**GIVEN REQUEST**
Reproduce the listing below word for word, with no pictures.

**AVAILABLE DATA**
——————————

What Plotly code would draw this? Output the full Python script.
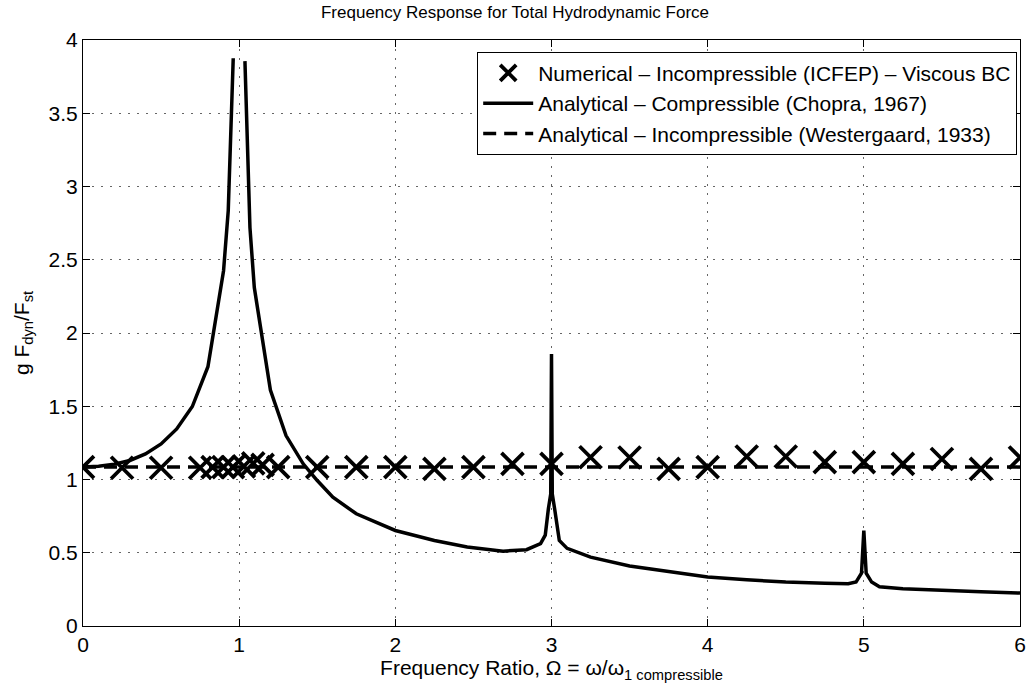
import plotly.graph_objects as go

# ---- data ----
numerical_x = [0, 0.25, 0.5, 0.75, 0.83, 0.9, 0.96, 1.03, 1.09, 1.15, 1.25, 1.5, 1.75, 2.0,
               2.25, 2.5, 2.75, 3.0, 3.25, 3.5, 3.75, 4.0, 4.25, 4.5, 4.75, 5.0, 5.25, 5.5,
               5.75, 6.0]
numerical_y = [1.085, 1.08, 1.08, 1.08, 1.085, 1.085, 1.085, 1.09, 1.11, 1.1, 1.085, 1.085,
               1.085, 1.085, 1.073, 1.085, 1.107, 1.107, 1.152, 1.15, 1.073, 1.084, 1.157,
               1.157, 1.118, 1.118, 1.107, 1.14, 1.073, 1.15]

chopra_x = [0, 0.1, 0.2, 0.3, 0.4, 0.5, 0.6, 0.7, 0.8, 0.9, 0.93, 0.962, None,
            1.037, 1.069, 1.097, 1.2, 1.3, 1.41, 1.5, 1.6, 1.75, 2.0, 2.25, 2.46, 2.69,
            2.84, 2.93, 2.96, 2.98, 2.995, 3.0, 3.005, 3.02, 3.05, 3.1, 3.25, 3.5, 3.75,
            4.0, 4.25, 4.5, 4.75, 4.9, 4.95, 4.985, 5.0, 5.015, 5.05, 5.1, 5.25, 5.5,
            5.75, 6.0]
chopra_y = [1.085, 1.09, 1.105, 1.13, 1.175, 1.243, 1.345, 1.498, 1.77, 2.425, 2.834, 3.875,
            None, 3.856, 2.72, 2.31, 1.61, 1.30, 1.107, 0.993, 0.879, 0.766, 0.652, 0.584,
            0.539, 0.511, 0.521, 0.562, 0.62, 0.80, 0.9, 1.857, 0.9, 0.80, 0.584, 0.53,
            0.47, 0.41, 0.37, 0.335, 0.315, 0.30, 0.292, 0.288, 0.30, 0.36, 0.652, 0.36,
            0.30, 0.268, 0.255, 0.243, 0.233, 0.225]

westergaard_x = [0, 6]
westergaard_y = [1.085, 1.085]

x_ticks = [0, 1, 2, 3, 4, 5, 6]
y_ticks = [0, 0.5, 1, 1.5, 2, 2.5, 3, 3.5, 4]
y_ticklabels = ["0", "0.5", "1", "1.5", "2", "2.5", "3", "3.5", "4"]

FONT = "Liberation Sans, Arial, Helvetica, sans-serif"
FS = 21

fig = go.Figure()
fig.add_trace(go.Scatter(
    x=numerical_x, y=numerical_y, mode="markers",
    name="Numerical \u2013 Incompressible (ICFEP) \u2013 Viscous BC",
    marker=dict(symbol="x-thin", size=22, color="black",
                line=dict(color="black", width=3.8)),
))
fig.add_trace(go.Scatter(
    x=chopra_x, y=chopra_y, mode="lines",
    name="Analytical \u2013 Compressible (Chopra, 1967)",
    line=dict(color="black", width=3.5),
    connectgaps=False,
))
fig.add_trace(go.Scatter(
    x=westergaard_x, y=westergaard_y, mode="lines",
    name="Analytical \u2013 Incompressible (Westergaard, 1933)",
    line=dict(color="black", width=3.5, dash="13px,8px"),
))

axis_common = dict(
    showline=True, linecolor="black", linewidth=1, mirror="ticks",
    ticks="inside", ticklen=7, tickcolor="black", tickwidth=1,
    showgrid=True, gridcolor="#666", gridwidth=1, griddash="2px,7px",
    zeroline=False, automargin=False,
    tickfont=dict(family=FONT, size=FS, color="black"),
)

fig.update_xaxes(
    range=[0, 6], tickvals=x_ticks, ticktext=[str(v) for v in x_ticks],
    title=dict(text="Frequency Ratio, \u03a9 = \u03c9/\u03c9<sub>1 compressible</sub>",
               font=dict(family=FONT, size=FS, color="black"), standoff=2),
    **axis_common,
)
fig.update_yaxes(
    range=[0, 4], tickvals=y_ticks, ticktext=y_ticklabels,
    title=dict(text="g F<sub>dyn</sub>/F<sub>st</sub>",
               font=dict(family=FONT, size=FS, color="black"), standoff=13),
    **axis_common,
)

fig.update_layout(
    width=1030, height=691,
    margin=dict(l=83, r=10, t=40, b=65),
    plot_bgcolor="white", paper_bgcolor="white",
    title=dict(text="Frequency Response for Total Hydrodynamic Force",
               x=0.5, xanchor="center", y=1 - 12 / 691, yanchor="middle",
               font=dict(family=FONT, size=17, color="black")),
    legend=dict(
        x=0.997, y=0.98, xanchor="right", yanchor="top",
        bgcolor="white", bordercolor="black", borderwidth=1,
        font=dict(family=FONT, size=FS, color="black"),
        tracegroupgap=0, itemwidth=50, traceorder="normal",
    ),
    showlegend=True,
)

fig.write_html("out.html", config={"displayModeBar": False},
               post_script="document.body.style.margin='0';")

——————————

**SOLUTION FOR THIS PROBLEM**
What Plotly code would draw this? Output the full Python script.
import plotly.graph_objects as go

# ---- data ----
numerical_x = [0, 0.25, 0.5, 0.75, 0.83, 0.9, 0.96, 1.03, 1.09, 1.15, 1.25, 1.5, 1.75, 2.0,
               2.25, 2.5, 2.75, 3.0, 3.25, 3.5, 3.75, 4.0, 4.25, 4.5, 4.75, 5.0, 5.25, 5.5,
               5.75, 6.0]
numerical_y = [1.085, 1.08, 1.08, 1.08, 1.085, 1.085, 1.085, 1.09, 1.11, 1.1, 1.085, 1.085,
               1.085, 1.085, 1.073, 1.085, 1.107, 1.107, 1.152, 1.15, 1.073, 1.084, 1.157,
               1.157, 1.118, 1.118, 1.107, 1.14, 1.073, 1.15]

chopra_x = [0, 0.1, 0.2, 0.3, 0.4, 0.5, 0.6, 0.7, 0.8, 0.9, 0.93, 0.962, None,
            1.037, 1.069, 1.097, 1.2, 1.3, 1.41, 1.5, 1.6, 1.75, 2.0, 2.25, 2.46, 2.69,
            2.84, 2.93, 2.96, 2.98, 2.995, 3.0, 3.005, 3.02, 3.05, 3.1, 3.25, 3.5, 3.75,
            4.0, 4.25, 4.5, 4.75, 4.9, 4.95, 4.985, 5.0, 5.015, 5.05, 5.1, 5.25, 5.5,
            5.75, 6.0]
chopra_y = [1.085, 1.09, 1.105, 1.13, 1.175, 1.243, 1.345, 1.498, 1.77, 2.425, 2.834, 3.875,
            None, 3.856, 2.72, 2.31, 1.61, 1.30, 1.107, 0.993, 0.879, 0.766, 0.652, 0.584,
            0.539, 0.511, 0.521, 0.562, 0.62, 0.80, 0.9, 1.857, 0.9, 0.80, 0.584, 0.53,
            0.47, 0.41, 0.37, 0.335, 0.315, 0.30, 0.292, 0.288, 0.30, 0.36, 0.652, 0.36,
            0.30, 0.268, 0.255, 0.243, 0.233, 0.225]

westergaard_x = [0, 6]
westergaard_y = [1.085, 1.085]

x_ticks = [0, 1, 2, 3, 4, 5, 6]
y_ticks = [0, 0.5, 1, 1.5, 2, 2.5, 3, 3.5, 4]
y_ticklabels = ["0", "0.5", "1", "1.5", "2", "2.5", "3", "3.5", "4"]

FONT = "Liberation Sans, Arial, Helvetica, sans-serif"
FS = 21

fig = go.Figure()
fig.add_trace(go.Scatter(
    x=numerical_x, y=numerical_y, mode="markers",
    name="Numerical \u2013 Incompressible (ICFEP) \u2013 Viscous BC",
    marker=dict(symbol="x-thin", size=22, color="black",
                line=dict(color="black", width=3.8)),
))
fig.add_trace(go.Scatter(
    x=chopra_x, y=chopra_y, mode="lines",
    name="Analytical \u2013 Compressible (Chopra, 1967)",
    line=dict(color="black", width=3.5),
    connectgaps=False,
))
fig.add_trace(go.Scatter(
    x=westergaard_x, y=westergaard_y, mode="lines",
    name="Analytical \u2013 Incompressible (Westergaard, 1933)",
    line=dict(color="black", width=3.5, dash="13px,8px"),
))

axis_common = dict(
    showline=True, linecolor="black", linewidth=1, mirror="ticks",
    ticks="inside", ticklen=7, tickcolor="black", tickwidth=1,
    showgrid=True, gridcolor="#666", gridwidth=1, griddash="2px,7px",
    zeroline=False, automargin=False,
    tickfont=dict(family=FONT, size=FS, color="black"),
)

fig.update_xaxes(
    range=[0, 6], tickvals=x_ticks, ticktext=[str(v) for v in x_ticks],
    title=dict(text="Frequency Ratio, \u03a9 = \u03c9/\u03c9<sub>1 compressible</sub>",
               font=dict(family=FONT, size=FS, color="black"), standoff=2),
    **axis_common,
)
fig.update_yaxes(
    range=[0, 4], tickvals=y_ticks, ticktext=y_ticklabels,
    title=dict(text="g F<sub>dyn</sub>/F<sub>st</sub>",
               font=dict(family=FONT, size=FS, color="black"), standoff=13),
    **axis_common,
)

fig.update_layout(
    width=1030, height=691,
    margin=dict(l=83, r=10, t=40, b=65),
    plot_bgcolor="white", paper_bgcolor="white",
    title=dict(text="Frequency Response for Total Hydrodynamic Force",
               x=0.5, xanchor="center", y=1 - 12 / 691, yanchor="middle",
               font=dict(family=FONT, size=17, color="black")),
    legend=dict(
        x=0.997, y=0.98, xanchor="right", yanchor="top",
        bgcolor="white", bordercolor="black", borderwidth=1,
        font=dict(family=FONT, size=FS, color="black"),
        tracegroupgap=0, itemwidth=50, traceorder="normal",
    ),
    showlegend=True,
)

fig.write_html("out.html", config={"displayModeBar": False},
               post_script="document.body.style.margin='0';")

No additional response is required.